Equations in the Sand

The equations and theorems were sand scribbles written in the beach by Anne Schilling’s father, a physicist who worked at the European Organization for Nuclear Research (CERN). As her father wrote, Schilling absorbed as much of the information as possible before the Atlantic Ocean’s waves washed the mathematics away, the seafoam acting like an eraser on a blackboard.

For Schilling, that moment as a 15-year-old learning the fundamentals of calculus was a turning point. Math was more than just calculating, she realized. It was theoretical and could be used to describe reality.

Mathematics permeates our lives. It's there even when it escapes our comprehension.

Take your t-shirt drawer, for instance. There’s a high probability that your favorite shirts are at the top of the drawer, given that you wear and wash them more. Your least favorite shirts? Probably at the bottom.

“That’s called a stationary distribution, and mathematicians would like to find a formula to describe this stationary distribution,” said Schilling, now a professor in the Department of Mathematics at the College of Letters and Science at UC Davis. “How quickly do you actually get to this stationary distribution?”

This stationary distribution is the result of time, affected by how the shirts mix as you wear, wash and restock them.

Stationary distributions are components of a mathematical concept called “Markov chains,” which are probability models that describe the sequence of events/states based on the past. It’s a concept that can be applied to a lot more than just your dresser drawer, including weather, voting procedures and quantum physics.

Visualizing Markov chains

The potential predictive applications of Markov chains make them a ripe ground for foundational research. That’s where Schilling comes in. She and colleagues recently developed a unified theory for finite Markov chains, enabling researchers to compute a Markov chain’s stationary distribution.

“The theoretical background that we have developed comes from what’s called ‘semigroup theory,’” Schilling said. “Semigroup theory is something that describes symmetry in nature, so semigroups are fundamental structures and we can use them to describe these Markov chains.”

Many of these structures are discrete objects, meaning they are distinct rather than continuous, countable like an integer.

“If you have something that is discrete, something that you can count that’s not continuous, it’s actually amenable to put on the computer,” Schilling said. “We program these structures on a computer and we sort of look for certain things.”

Markov chains manifest as Cayley graphs.

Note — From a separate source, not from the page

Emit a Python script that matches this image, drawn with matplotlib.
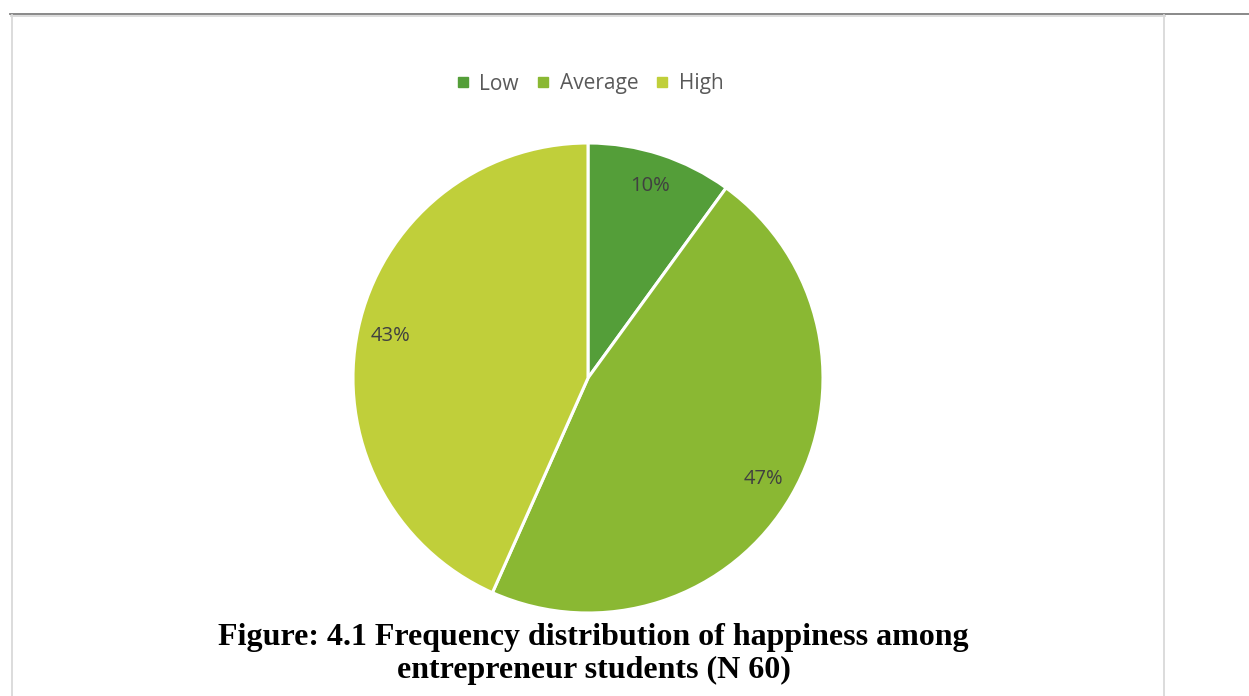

These graphs enable mathematicians to view Markov chains as geometric structures, which can be programmed into a computer.

“Analyzing such a graph helps us to understand the Markov chain,” Schilling said. “We stare at these graphs and we see all their loops and points and it tells us something about the mixing time. We can look at these graphs, find properties and make conjectures, and once we have these conjectures, we can try and see whether we can actually prove them.”

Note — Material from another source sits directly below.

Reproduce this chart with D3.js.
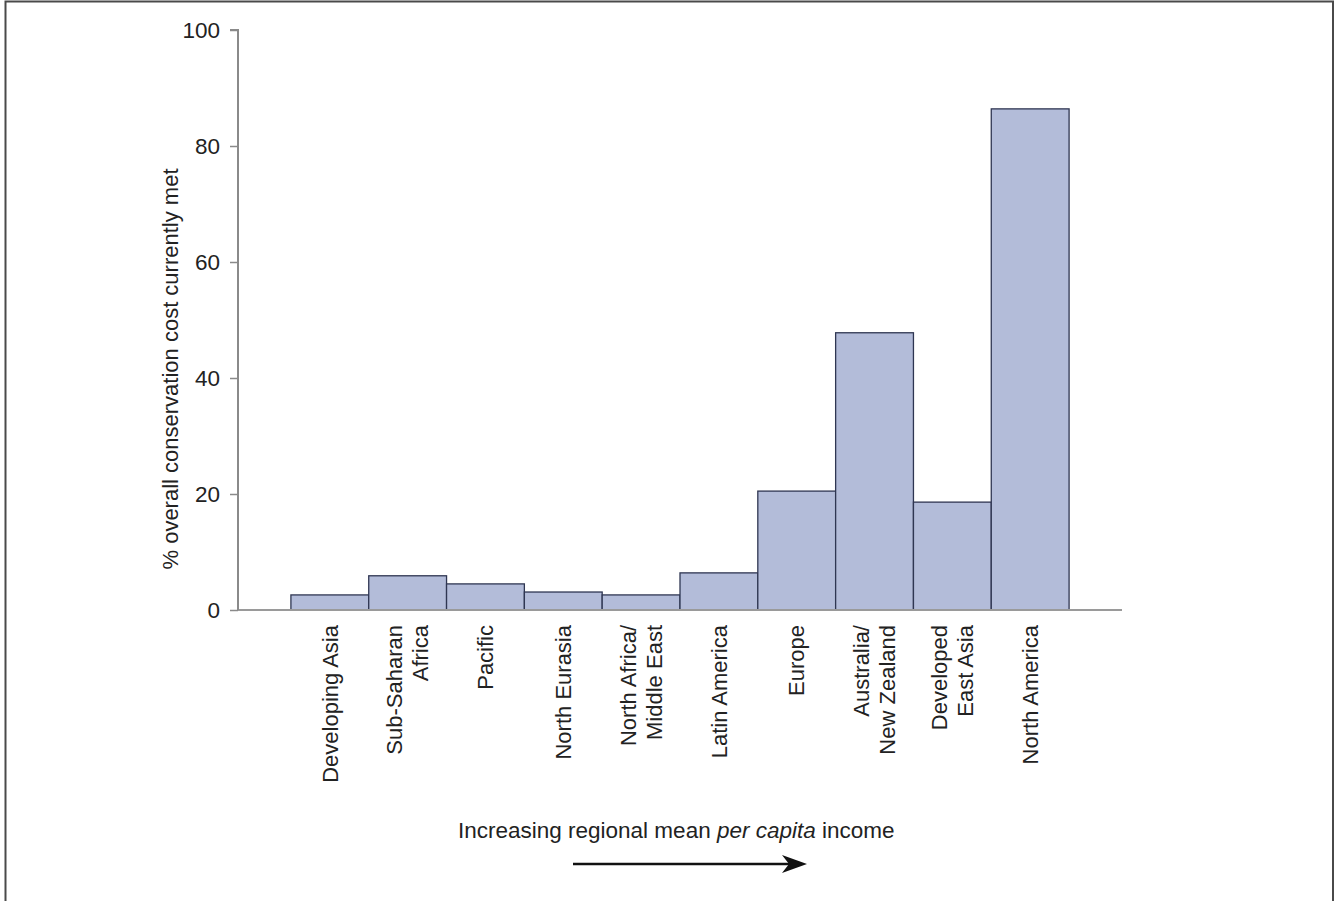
<!DOCTYPE html>
<html>
<head>
<meta charset="utf-8">
<script src="https://cdn.jsdelivr.net/npm/d3@7"></script>
<style>
  html, body { margin: 0; padding: 0; background: #fff; }
  svg { display: block; font-family: "Liberation Sans", Arial, Helvetica, sans-serif; }
</style>
</head>
<body>
<svg id="chart" width="1335" height="901"></svg>
<script>
const categories = ["Developing Asia", "Sub-Saharan Africa", "Pacific", "North Eurasia",
  "North Africa/ Middle East", "Latin America", "Europe", "Australia/ New Zealand",
  "Developed East Asia", "North America"];
const labelLines = [["Developing Asia"], ["Sub-Saharan", "Africa"], ["Pacific"], ["North Eurasia"],
  ["North Africa/", "Middle East"], ["Latin America"], ["Europe"], ["Australia/", "New Zealand"],
  ["Developed", "East Asia"], ["North America"]];
const values = [2.6, 5.9, 4.5, 3.1, 2.6, 6.4, 20.5, 47.8, 18.6, 86.4];
const yTicks = [0, 20, 40, 60, 80, 100];
const yTitle = "% overall conservation cost currently met";
const captionParts = [["Increasing regional mean ", false], ["per capita", true], [" income", false]];

const svg = d3.select("#chart");

// frame
svg.append("rect").attr("x", 5.5).attr("y", 1.5).attr("width", 1327.5).attr("height", 910)
  .attr("fill", "none").attr("stroke", "#4a4a4a").attr("stroke-width", 2);

const x = d3.scaleBand().domain(categories).range([238, 1122]).paddingInner(0).paddingOuter(0.68);
const y = d3.scaleLinear().domain([0, 100]).range([610, 30]);

// bars
svg.append("g").selectAll("rect").data(values).join("rect")
  .attr("x", (d, i) => x(categories[i]))
  .attr("y", d => y(d))
  .attr("width", x.bandwidth())
  .attr("height", d => y(0) - y(d))
  .attr("fill", "#b3bcd9")
  .attr("stroke", "#2f3652")
  .attr("stroke-width", 1.3);

// x baseline
svg.append("line").attr("x1", 238).attr("x2", 1122).attr("y1", y(0)).attr("y2", y(0))
  .attr("stroke", "#9a9a9a").attr("stroke-width", 2);

// y axis
const yAxis = d3.axisLeft(y).tickValues(yTicks).tickSize(8).tickPadding(10).tickFormat(d3.format("d"));
const gy = svg.append("g").attr("transform", "translate(238,0)").call(yAxis);
gy.select(".domain").attr("stroke", "#8a8a8a").attr("stroke-width", 2).attr("d", `M-8,${y(100)}H0V${y(0)}`);
gy.selectAll(".tick line").attr("stroke", "#8a8a8a").attr("stroke-width", 1.5);
gy.selectAll(".tick text").attr("font-size", 22.5).attr("fill", "#222")
  .attr("font-family", "'Liberation Sans', Arial, sans-serif");

// y title
svg.append("text").attr("transform", "translate(170,369) rotate(-90)")
  .attr("text-anchor", "middle").attr("dy", "0.35em")
  .attr("font-size", 22).attr("fill", "#222").text(yTitle);

// x labels
const lineGap = 26;
const gl = svg.append("g");
categories.forEach((c, i) => {
  const lines = labelLines[i];
  const cx = x(c) + x.bandwidth() / 2;
  lines.forEach((t, j) => {
    const off = (j - (lines.length - 1) / 2) * lineGap;
    gl.append("text")
      .attr("transform", `translate(${cx + off},625) rotate(-90)`)
      .attr("text-anchor", "end").attr("dy", "0.35em")
      .attr("font-size", 22).attr("fill", "#222").text(t);
  });
});

// caption
const cap = svg.append("text").attr("x", 458).attr("y", 838).attr("font-size", 22.5).attr("fill", "#222");
captionParts.forEach(([t, it]) => {
  cap.append("tspan").attr("font-style", it ? "italic" : "normal").text(t);
});

// arrow
svg.append("line").attr("x1", 573).attr("x2", 792).attr("y1", 864).attr("y2", 864)
  .attr("stroke", "#111").attr("stroke-width", 2.5);
svg.append("path").attr("d", "M807,864 L782,855 L789,864 L782,873 Z").attr("fill", "#111");
</script>
</body>
</html>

A commitment to open access

Schilling and her colleagues visualize Markov chains using SageMath, an open-source mathematics software program. Schilling described the program as being "developed by mathematicians for mathematicians” who have full access to its database of code.

“We can actually see the code, and if there’s something wrong with it, we can fix it,” she said, noting how users help shape the platform and its functionality.

In addition to contributing to SageMath, Schilling is also committed to open access publishing. She’s one of the handling editors of Combinatorial Theory, a journal published by the University of California. Academics can contribute to the journal for free and readers can access the journal’s contents for free.

While Schilling’s research on Markov chains has many potential applications, from weather prediction to quantum physics, her focus is more foundational.

“My research is very fundamental. It’s more the curiosity-driven side and developing the underlying mathematics,” she said.

That foundational research can then be passed on to other researchers who want to employ the power of Markov chains in their research.

The research reported on in this article was funded by a $200,894 multi-year grant from the National Science Foundation.